La prima è portare a termine il saccheggio dell’ambiente con politiche estrattiviste, con grandi progetti infrastrutturali devastanti consumando risorse fossili fino all’ultima goccia per tenere in piedi un’economia ormai in stagnazione secolare. Un secolo e mezzo di elucubrazioni per decidere se «la caduta tendenziale del saggio di profitto» avrebbe portato il capitalismo all’estinzione o a una crisi rivoluzionaria sono stati azzerati: a meno di una svolta radicale che sventi l’imminente catastrofe, a distruggere il capitalismo insieme alla vivibilità del pianeta e a miliardi di vite umane sarà la crisi climatica che lui stesso ha provocato.

La seconda risposta è la guerra ai migranti, tutti o quasi profughi ambientali generati dal saccheggio del pianeta. Per ora le vittime di questa guerra sono migliaia di profughi respinti ai confini di mare e di terra di Europa, Usa o Australia e chi è solidale con loro. Ma è solo un «allenamento» per predisporci ad accettare la guerra come unico mezzo per affrontare le centinaia di milioni di profughi che la crisi climatica finirà per produrre. La terza risposta è l’instaurazione di un regime di polizia dentro le spoglie di ordinamenti formalmente democratici, per affrontare con nuove leggi e con la forza le lotte e le rivolte che la crisi climatica e quella economica, che non mancherà di accompagnarla, creeranno nelle fu «cittadelle del benessere».

Nessuna di queste risposte – e meno che mai tutte e tre insieme – ci salverà dalla catastrofe; ma, in mancanza di una vera alternativa, esse riescono a spingere milioni di persone ad accettarle o condividerle. Ma un’alternativa c’è? E se c’è, è stata messa in campo? E se no, che cosa si aspetta a farlo?

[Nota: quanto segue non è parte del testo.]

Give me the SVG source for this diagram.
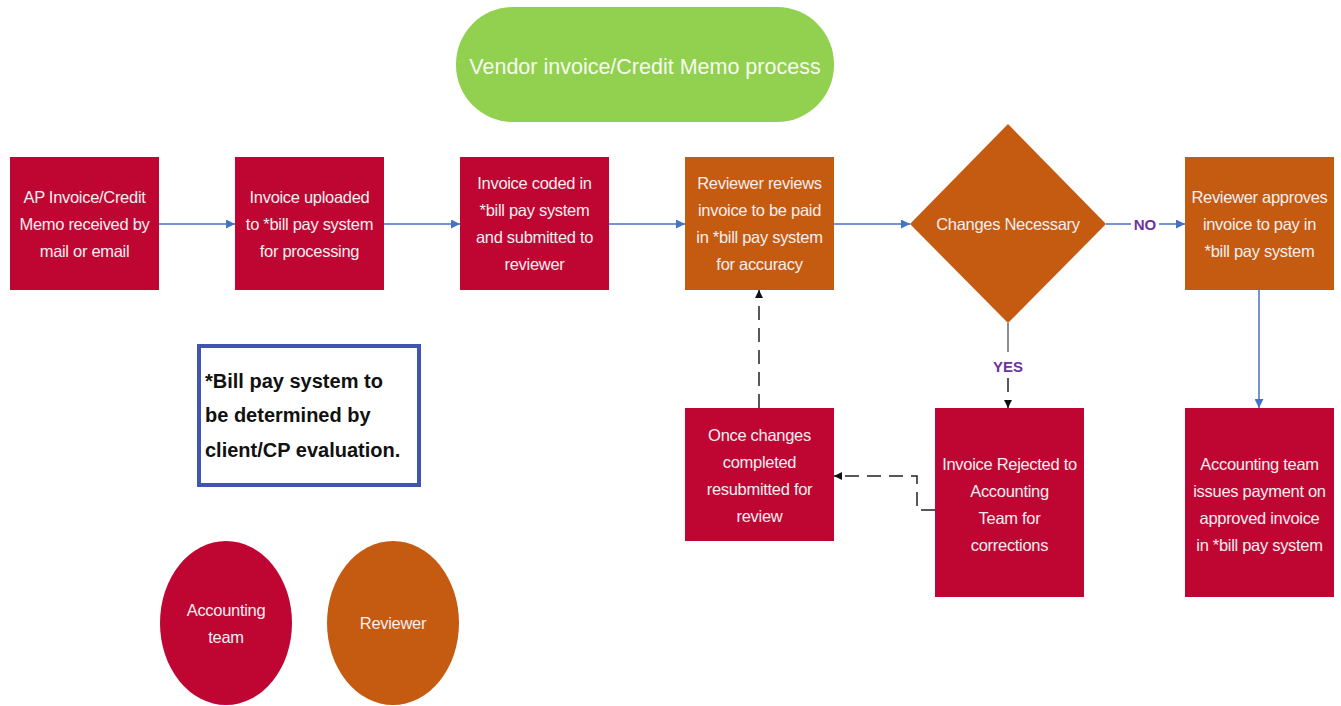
<svg xmlns="http://www.w3.org/2000/svg" width="1341" height="706" viewBox="0 0 1341 706">
<defs>
<style>
.red{fill:#bf0532;}
.org{fill:#c55a11;}
.t{font-family:"Liberation Sans","Noto Sans",sans-serif;font-size:16.5px;letter-spacing:-0.3px;fill:#f5eef0;text-anchor:middle;}
.title{font-family:"Liberation Sans","Noto Sans",sans-serif;font-size:21.5px;fill:#f7fbef;text-anchor:middle;}
.note{font-family:"Liberation Sans","DejaVu Sans",sans-serif;font-size:20px;font-weight:bold;fill:#111;}
.lbl{font-family:"Liberation Sans",sans-serif;font-size:15px;font-weight:bold;fill:#7030a0;text-anchor:middle;}
.blue{stroke:#4472c4;stroke-width:1.5;fill:none;marker-end:url(#ab);}
.dash{stroke:#222;stroke-width:1.5;fill:none;stroke-dasharray:14 8;marker-end:url(#ak);}
</style>
<marker id="ab" viewBox="0 0 10 10" refX="10" refY="5" markerWidth="9" markerHeight="9" markerUnits="userSpaceOnUse" orient="auto"><path d="M0,0 L10,5 L0,10 z" fill="#4472c4"/></marker>
<marker id="ak" viewBox="0 0 10 10" refX="10" refY="5" markerWidth="8" markerHeight="8" markerUnits="userSpaceOnUse" orient="auto"><path d="M0,0 L10,5 L0,10 z" fill="#111"/></marker>
</defs>
<rect width="1341" height="706" fill="#ffffff"/>

<g id="connectors">
<line class="blue" x1="159" y1="224" x2="235" y2="224"/>
<line class="blue" x1="384" y1="224" x2="460" y2="224"/>
<line class="blue" x1="609" y1="224" x2="685" y2="224"/>
<line class="blue" x1="834" y1="224" x2="910" y2="224"/>
<line class="blue" x1="1106" y1="224" x2="1185" y2="224"/>
<rect x="1131" y="214" width="28" height="20" fill="#ffffff"/>
<text class="lbl" x="1145" y="230">NO</text>
<line class="blue" x1="1259" y1="290" x2="1259" y2="408"/>
<line x1="1008" y1="323" x2="1008" y2="352" stroke="#666" stroke-width="1.5"/>
<path class="dash" d="M1008,378 L1008,408" stroke-dasharray="6 5"/>
<text class="lbl" x="1008" y="372">YES</text>
<path class="dash" d="M935,510 L917,510 L917,476 L834,476"/>
<path class="dash" d="M759,408 L759,290"/>
</g>

<g id="title">
<rect x="456" y="7" width="378" height="115" rx="57" fill="#92d050"/>
<text class="title" x="645" y="74">Vendor invoice/Credit Memo process</text>
</g>

<g id="n1">
<rect class="red" x="10" y="157" width="149" height="133"/>
<text class="t" x="84.5" y="203">AP Invoice/Credit</text>
<text class="t" x="84.5" y="230">Memo received by</text>
<text class="t" x="84.5" y="257">mail or email</text>
</g>
<g id="n2">
<rect class="red" x="235" y="157" width="149" height="133"/>
<text class="t" x="309.5" y="203">Invoice uploaded</text>
<text class="t" x="309.5" y="230">to *bill pay system</text>
<text class="t" x="309.5" y="257">for processing</text>
</g>
<g id="n3">
<rect class="red" x="460" y="157" width="149" height="133"/>
<text class="t" x="534.5" y="189">Invoice coded in</text>
<text class="t" x="534.5" y="216">*bill pay system</text>
<text class="t" x="534.5" y="243">and submitted to</text>
<text class="t" x="534.5" y="270">reviewer</text>
</g>
<g id="n4">
<rect class="org" x="685" y="157" width="149" height="133"/>
<text class="t" x="759.5" y="189">Reviewer reviews</text>
<text class="t" x="759.5" y="216">invoice to be paid</text>
<text class="t" x="759.5" y="243">in *bill pay system</text>
<text class="t" x="759.5" y="270">for accuracy</text>
</g>
<g id="n5">
<polygon class="org" points="1008,124 1106,224 1008,323 910,224"/>
<text class="t" x="1008" y="230">Changes Necessary</text>
</g>
<g id="n6">
<rect class="org" x="1185" y="157" width="149" height="133"/>
<text class="t" x="1259.5" y="203">Reviewer approves</text>
<text class="t" x="1259.5" y="230">invoice to pay in</text>
<text class="t" x="1259.5" y="257">*bill pay system</text>
</g>
<g id="n7">
<rect class="red" x="685" y="408" width="149" height="133"/>
<text class="t" x="759.5" y="441">Once changes</text>
<text class="t" x="759.5" y="468">completed</text>
<text class="t" x="759.5" y="495">resubmitted for</text>
<text class="t" x="759.5" y="522">review</text>
</g>
<g id="n8">
<rect class="red" x="935" y="408" width="149" height="189"/>
<text class="t" x="1009.5" y="470">Invoice Rejected to</text>
<text class="t" x="1009.5" y="497">Accounting</text>
<text class="t" x="1009.5" y="524">Team for</text>
<text class="t" x="1009.5" y="551">corrections</text>
</g>
<g id="n9">
<rect class="red" x="1185" y="408" width="149" height="189"/>
<text class="t" x="1259.5" y="470">Accounting team</text>
<text class="t" x="1259.5" y="497">issues payment on</text>
<text class="t" x="1259.5" y="524">approved invoice</text>
<text class="t" x="1259.5" y="551">in *bill pay system</text>
</g>
<g id="note">
<rect x="199" y="346" width="220" height="139" fill="#ffffff" stroke="#3f55b0" stroke-width="4"/>
<text class="note" x="205" y="388">*Bill pay system to</text>
<text class="note" x="205" y="422">be determined by</text>
<text class="note" x="205" y="457">client/CP evaluation.</text>
</g>
<g id="legend-accounting">
<ellipse class="red" cx="226" cy="623" rx="66" ry="82"/>
<text class="t" x="226" y="616">Accounting</text>
<text class="t" x="226" y="643">team</text>
</g>
<g id="legend-reviewer">
<ellipse class="org" cx="393" cy="623" rx="66" ry="82"/>
<text class="t" x="393" y="629">Reviewer</text>
</g>
</svg>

L’alternativa è quella per cui si battono tutti coloro che prendono sul serio, e non per finta, la crisi climatica: gli scienziati del clima, il movimento dei giovani che vedono distrutto il loro futuro (Fridays for future), la rete di Extinction Rebellion, decisa a usare ogni mezzo non violento per fermare la corsa verso il baratro, i popoli indigeni che difendono le loro terre e i movimenti contadini che difendono l’integrità dei suoli. Ma i passi da compiere sono ancora, per molti di noi, inconcepibili. Innanzitutto, si tratta di abbandonare nel giro di pochi anni cose che consideriamo naturali come auto privata, aria condizionata, viaggi aerei, vacanze esotiche, crociere, grandi opere, agricoltura chimica, pasti a base di carne, e tante altre cose. Ce ne sono sì tante altre che le possono sostituire con poco sacrificio e grande vantaggio.

Ma c’è da battere l’incredulità di chi sente dire per la prima queste cose, a cui i nostri governi avrebbero dovuto porre mano da anni, invece di inseguire il mito insensato di una crescita infinita. Confutare le illusioni di chi conta che de la si possa cavare con poco è oggi il compito più urgente e difficile. I migranti vanno accolti tutti; è l’unica alternativa a una guerra di sterminio permanente. Vanno inseriti nelle nostre comunità con un lavoro nelle tante opere necessarie per combattere la crisi climatica. Se l’Europa finanziasse i progetti di conversione ecologica in base al numero di migranti impiegati avremmo una gara per accaparrarseli invece dell’attuale corsa per respingerli.

Infine, la democrazia rappresentativa non è più un baluardo contro le derive autoritarie. Per prevenire un ritorno al fascismo veicolato dal razzismo contro i migranti ormai dilagante ci vuole una grande partecipazione popolare al governo dei progetti di conversione ecologica. È questo che bisogna proporre a un nuovo governo. Qualcuno si candida a farlo?